§ **Required work**: Write out each line word for word. Drop pictures.

━━━━━━━━

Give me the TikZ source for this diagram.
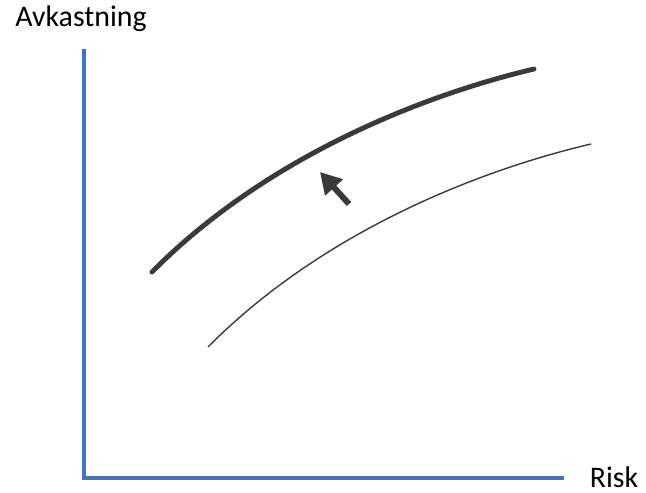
\documentclass[tikz,border=0pt]{standalone}
\usepackage{fontspec}
\setmainfont{Carlito}
\usetikzlibrary{arrows.meta}

\definecolor{axisblue}{HTML}{4472C4}
\definecolor{curvegray}{HTML}{3A3A3A}

\begin{document}
\begin{tikzpicture}[
    x=0.02cm, y=-0.02cm,
    every node/.style={font=\fontsize{17}{20}\selectfont, inner sep=0pt},
    axisline/.style={line width=2.8pt, color=axisblue},
    frontier/.style={line width=2.8pt, color=curvegray, line cap=round},
    oldfrontier/.style={line width=0.8pt, color=curvegray},
    shiftarrow/.style={-{Triangle[length=0.42cm, width=0.46cm]}, line width=3.4pt, color=curvegray}
]
\useasboundingbox (0,0) rectangle (646,493);

% Axes
\coordinate (origin) at (84,478);
\coordinate (ytop) at (84,49);
\coordinate (xend) at (564,478);
\draw[axisline] (ytop) -- (origin) -- (xend);

% Axis labels
\node (ylabel) at (81,19) {Avkastning};
\node (xlabel) at (614,477) {Risk};

% New frontier (thick)
\coordinate (a0) at (152,272);
\coordinate (a1) at (534,69);
\draw[frontier] (a0) .. controls (265,158) and (420,96) .. (a1);

% Old frontier (thin), same curve shifted
\begin{scope}[shift={(56,75)}]
\coordinate (b0) at (152,272);
\coordinate (b1) at (535,69);
\draw[oldfrontier] (b0) .. controls (265,158) and (420,96) .. (b1);
\end{scope}

% Shift arrow
\coordinate (tail) at (349,204);
\coordinate (tip) at (320,172);
\draw[shiftarrow] (tail) -- (tip);

\end{tikzpicture}
\end{document}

━━━━━━━━

§ **Answer below**:
Give me the TikZ source for this diagram.
\documentclass[tikz,border=0pt]{standalone}
\usepackage{fontspec}
\setmainfont{Carlito}
\usetikzlibrary{arrows.meta}

\definecolor{axisblue}{HTML}{4472C4}
\definecolor{curvegray}{HTML}{3A3A3A}

\begin{document}
\begin{tikzpicture}[
    x=0.02cm, y=-0.02cm,
    every node/.style={font=\fontsize{17}{20}\selectfont, inner sep=0pt},
    axisline/.style={line width=2.8pt, color=axisblue},
    frontier/.style={line width=2.8pt, color=curvegray, line cap=round},
    oldfrontier/.style={line width=0.8pt, color=curvegray},
    shiftarrow/.style={-{Triangle[length=0.42cm, width=0.46cm]}, line width=3.4pt, color=curvegray}
]
\useasboundingbox (0,0) rectangle (646,493);

% Axes
\coordinate (origin) at (84,478);
\coordinate (ytop) at (84,49);
\coordinate (xend) at (564,478);
\draw[axisline] (ytop) -- (origin) -- (xend);

% Axis labels
\node (ylabel) at (81,19) {Avkastning};
\node (xlabel) at (614,477) {Risk};

% New frontier (thick)
\coordinate (a0) at (152,272);
\coordinate (a1) at (534,69);
\draw[frontier] (a0) .. controls (265,158) and (420,96) .. (a1);

% Old frontier (thin), same curve shifted
\begin{scope}[shift={(56,75)}]
\coordinate (b0) at (152,272);
\coordinate (b1) at (535,69);
\draw[oldfrontier] (b0) .. controls (265,158) and (420,96) .. (b1);
\end{scope}

% Shift arrow
\coordinate (tail) at (349,204);
\coordinate (tip) at (320,172);
\draw[shiftarrow] (tail) -- (tip);

\end{tikzpicture}
\end{document}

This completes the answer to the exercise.